Print them exactly: the lines from the beginning of the entries below through the line that contains "from bokeh.resources import INLINE", and only those, with the pictures left out.
----------------
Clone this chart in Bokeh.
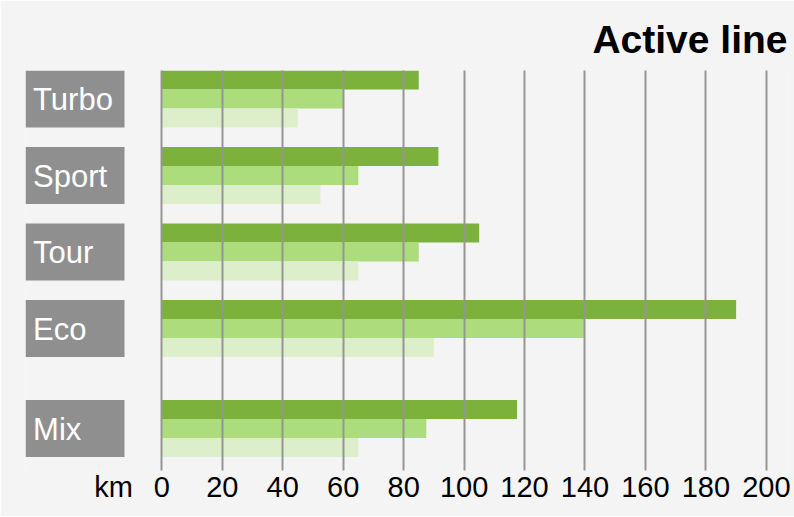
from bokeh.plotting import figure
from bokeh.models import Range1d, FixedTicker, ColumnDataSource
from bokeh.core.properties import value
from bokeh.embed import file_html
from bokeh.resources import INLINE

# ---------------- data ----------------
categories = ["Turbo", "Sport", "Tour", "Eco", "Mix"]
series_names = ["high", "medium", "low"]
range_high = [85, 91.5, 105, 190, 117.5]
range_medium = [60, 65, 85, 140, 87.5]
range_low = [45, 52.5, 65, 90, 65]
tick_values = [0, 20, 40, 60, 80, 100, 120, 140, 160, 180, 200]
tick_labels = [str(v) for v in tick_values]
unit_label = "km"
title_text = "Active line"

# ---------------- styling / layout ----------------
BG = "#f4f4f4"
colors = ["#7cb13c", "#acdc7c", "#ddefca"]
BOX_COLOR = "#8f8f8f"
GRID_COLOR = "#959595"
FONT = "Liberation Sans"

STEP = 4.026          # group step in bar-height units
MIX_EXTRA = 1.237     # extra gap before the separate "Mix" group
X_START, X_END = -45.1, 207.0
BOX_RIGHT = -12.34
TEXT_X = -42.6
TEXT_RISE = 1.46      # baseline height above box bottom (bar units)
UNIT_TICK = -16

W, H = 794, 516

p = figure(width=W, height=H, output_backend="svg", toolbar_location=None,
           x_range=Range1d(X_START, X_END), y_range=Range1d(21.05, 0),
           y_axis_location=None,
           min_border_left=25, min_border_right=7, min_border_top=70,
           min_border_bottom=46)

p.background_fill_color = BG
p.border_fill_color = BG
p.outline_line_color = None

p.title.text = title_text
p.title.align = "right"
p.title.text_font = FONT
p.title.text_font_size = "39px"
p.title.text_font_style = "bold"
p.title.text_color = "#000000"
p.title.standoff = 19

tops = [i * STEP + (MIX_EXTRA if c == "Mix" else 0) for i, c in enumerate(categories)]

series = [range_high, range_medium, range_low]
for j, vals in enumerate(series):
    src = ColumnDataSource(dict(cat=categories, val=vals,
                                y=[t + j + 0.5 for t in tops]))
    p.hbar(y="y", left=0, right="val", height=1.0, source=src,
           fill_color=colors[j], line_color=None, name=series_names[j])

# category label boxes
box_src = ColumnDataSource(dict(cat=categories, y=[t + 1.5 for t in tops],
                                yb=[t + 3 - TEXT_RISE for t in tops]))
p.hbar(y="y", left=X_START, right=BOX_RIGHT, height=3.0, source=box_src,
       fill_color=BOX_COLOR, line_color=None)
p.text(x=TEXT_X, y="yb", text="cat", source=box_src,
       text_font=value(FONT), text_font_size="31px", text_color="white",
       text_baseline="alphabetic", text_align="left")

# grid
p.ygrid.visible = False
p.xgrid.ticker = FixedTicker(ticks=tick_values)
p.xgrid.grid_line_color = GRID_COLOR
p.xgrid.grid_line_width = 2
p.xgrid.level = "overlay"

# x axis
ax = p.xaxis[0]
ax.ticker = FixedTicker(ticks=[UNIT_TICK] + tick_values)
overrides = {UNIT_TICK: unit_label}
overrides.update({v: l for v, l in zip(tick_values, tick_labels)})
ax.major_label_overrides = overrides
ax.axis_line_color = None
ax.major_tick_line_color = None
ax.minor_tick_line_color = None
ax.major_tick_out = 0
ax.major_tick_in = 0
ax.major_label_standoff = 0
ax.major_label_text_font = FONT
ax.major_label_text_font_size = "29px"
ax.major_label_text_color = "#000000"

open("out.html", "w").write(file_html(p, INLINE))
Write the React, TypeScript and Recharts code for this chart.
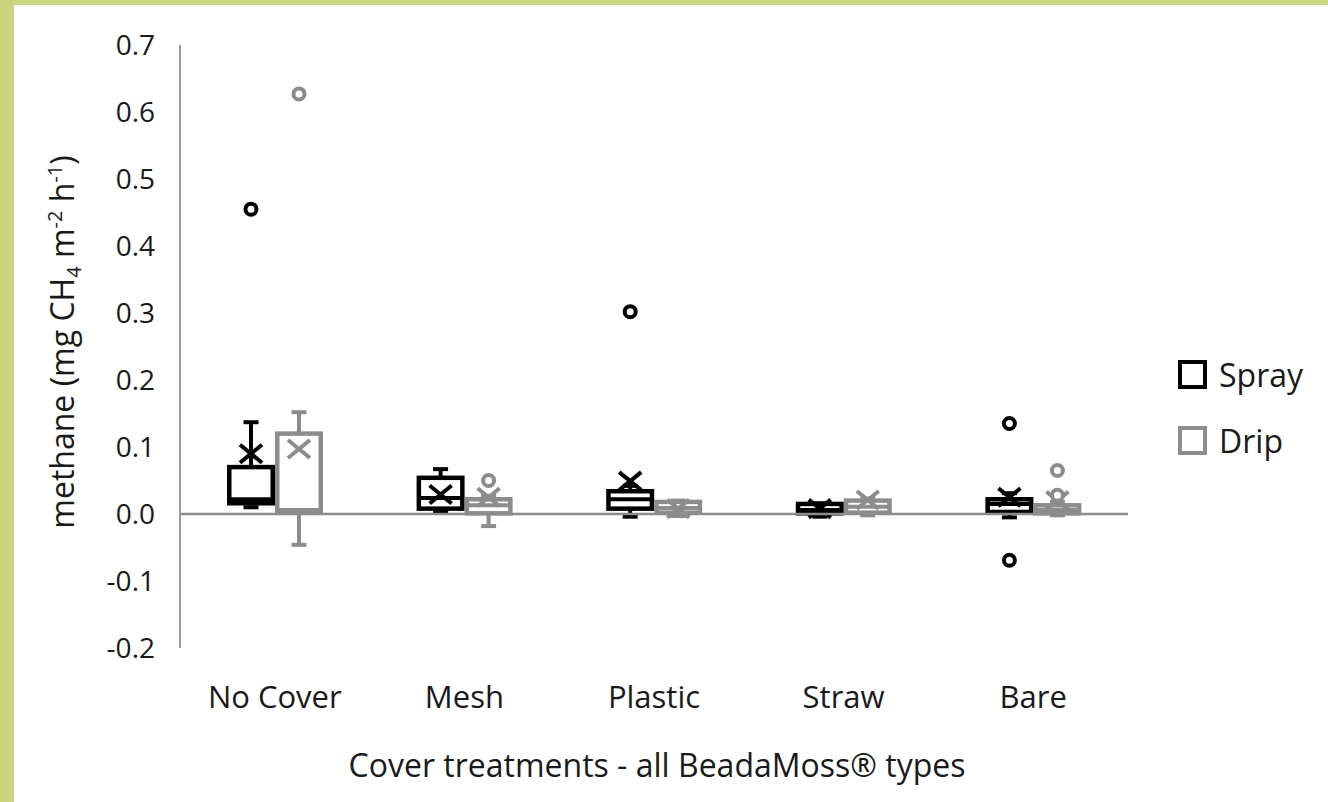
----------------
### The answer
Clone this chart in Bokeh.
from bokeh.plotting import figure
from bokeh.models import Range1d, FixedTicker, ColumnDataSource
from bokeh.core.properties import value
from bokeh.embed import file_html
from bokeh.resources import INLINE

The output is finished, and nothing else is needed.